For the past few Mondays, our study of Paul’s letter to Titus has focused on the appointment of elders in every city of Crete. As we come to verses 10-11 today, we finally learn Paul’s reason for wanting Titus to ordain these elders, as well as the purposes of the strict qualifications he placed on elders. I’ll quote these verses in their immediate context, and from there we can start talking about the problem of false teachers in Crete.
7 For an overseer, as God’s steward, must be above reproach. He must not be arrogant or quick-tempered or a drunkard or violent or greedy for gain, 8 but hospitable, a lover of good, self-controlled, upright, holy, and disciplined. 9 He must hold firm to the trustworthy word as taught, so that he may be able to give instruction in sound doctrine and also to rebuke those who contradict it.
10 For there are many who are insubordinate, empty talkers and deceivers, especially those of the circumcision party. 11 They must be silenced, since they are upsetting whole families by teaching for shameful gain what they ought not to teach. ~~Titus 1:7-11 (ESV)
As you can easily see from the passage, Paul felt an urgency for Titus to establish solid leaders in Crete because Crete had a variety of people who resisted godly authority, evidently talking foolishness and spreading false doctrine. Elders would, he implies, provide a way to remedy the damage.

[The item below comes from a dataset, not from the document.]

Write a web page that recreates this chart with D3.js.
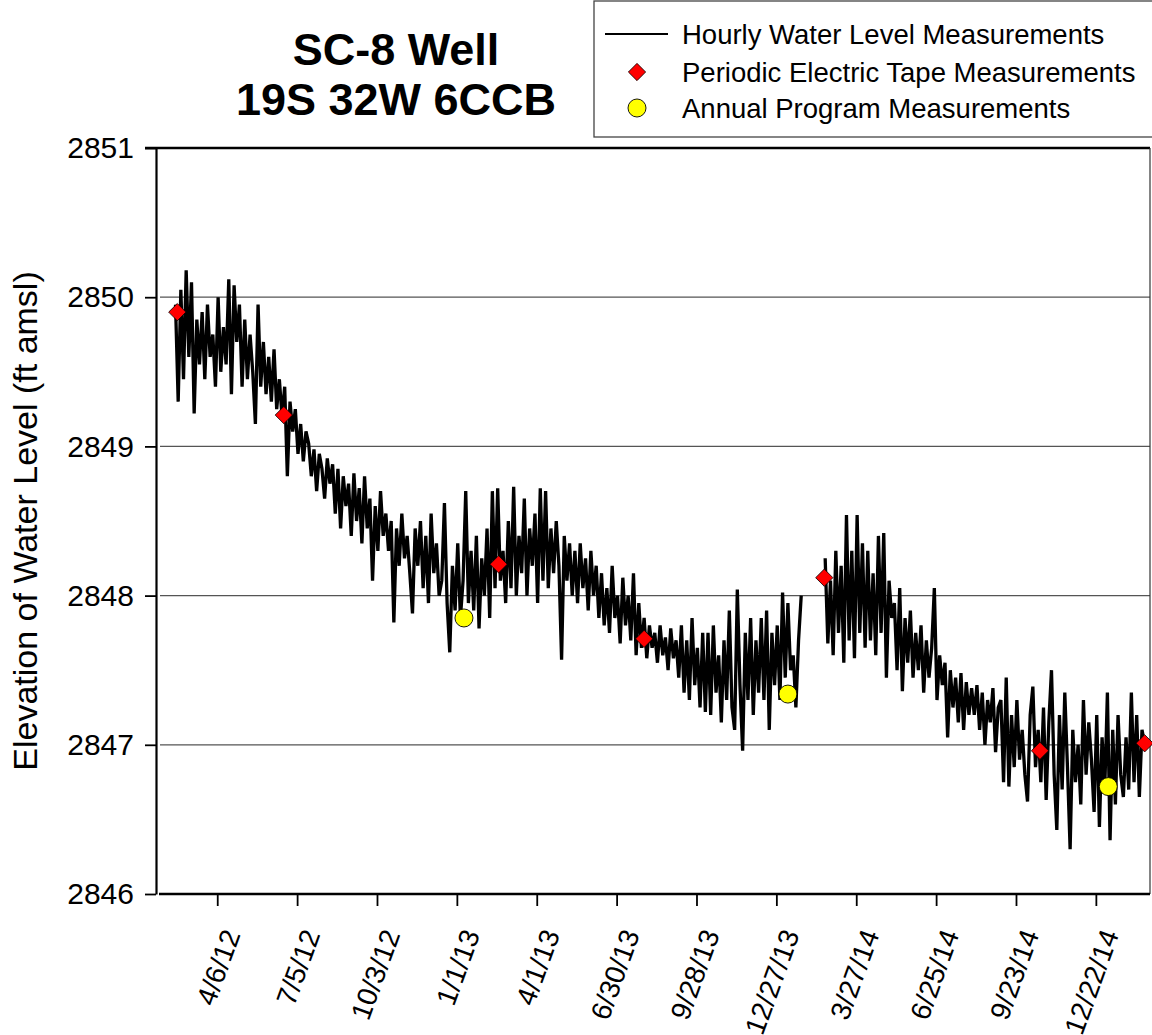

In verse 10, Paul begins to explain the problem. Notice how Paul contrasts “empty talkers” with an elder’s responsibility to hold firm to the trustworthy word. The empty talkers may be fluent in Christian terminology, convincing people that they are spiritual, but their words are mere pretense. Godly leaders, in contrast, teach substance rather than fluff, drawing on the very Word of God. Paul wanted elders who refuted the false teachers by living lives that placed them above reproach as well as by teaching sound doctrine.
The empty talk of the insubordinate teachers naturally included deception. As an example, Paul’s reference to the circumcision party alludes to Jews living in Crete. Like the Judaizers in Galatia and Philippi, these Jewish “Christians” taught that Gentile converts had to undergo circumcision in order to be genuinely saved.
The false teachers in First Century Crete, just like false teachers in the 21st Century, deceived people by influencing their minds. According to Robertson’s Word Pictures, the Greek word for deceivers is a rare compound that denotes deceiving minds. Essentially, Paul tells Titus that these false teachers messed with the minds of Cretan believers.
As we progress to verse 11, we see the strategy for responding to the people who caused the disturbances in the Cretan churches. Paul tells Titus quite clearly that such false teachers must be silenced. The Greek word for silenced literally means muzzled. The elders Titus was to appoint had to muzzle these deceivers by both godly conduct and accurate teaching.
By saying these false teachers upset whole families, Paul means that they subverted households. Jamieson, Fausset and Brown suggest that these households were local congregations. Either way, their deceptions disrupted close bonds and apparently turned people away from the faith.
By “shameful gain,” Paul probably means that they derived financial benefit from injecting false doctrine into their ministry, Barnes states his belief that they devised doctrines that boosted their popularity, thus winning the confidence of those they then collected money from. Not only did they cause upheaval to entire families with their false doctrines, but they taught their deceptions as a way to profit materially.
False teachers permeate the 21st Century church using empty talk and deception to introduce division in even the best congregations. We need, whenever possible, to join churches that have elders and pastors who live godly lives and teach Biblical doctrine. And those of us who already belong to such churches should pray regularly for our pastors and elders to continue guarding us through God’s Word.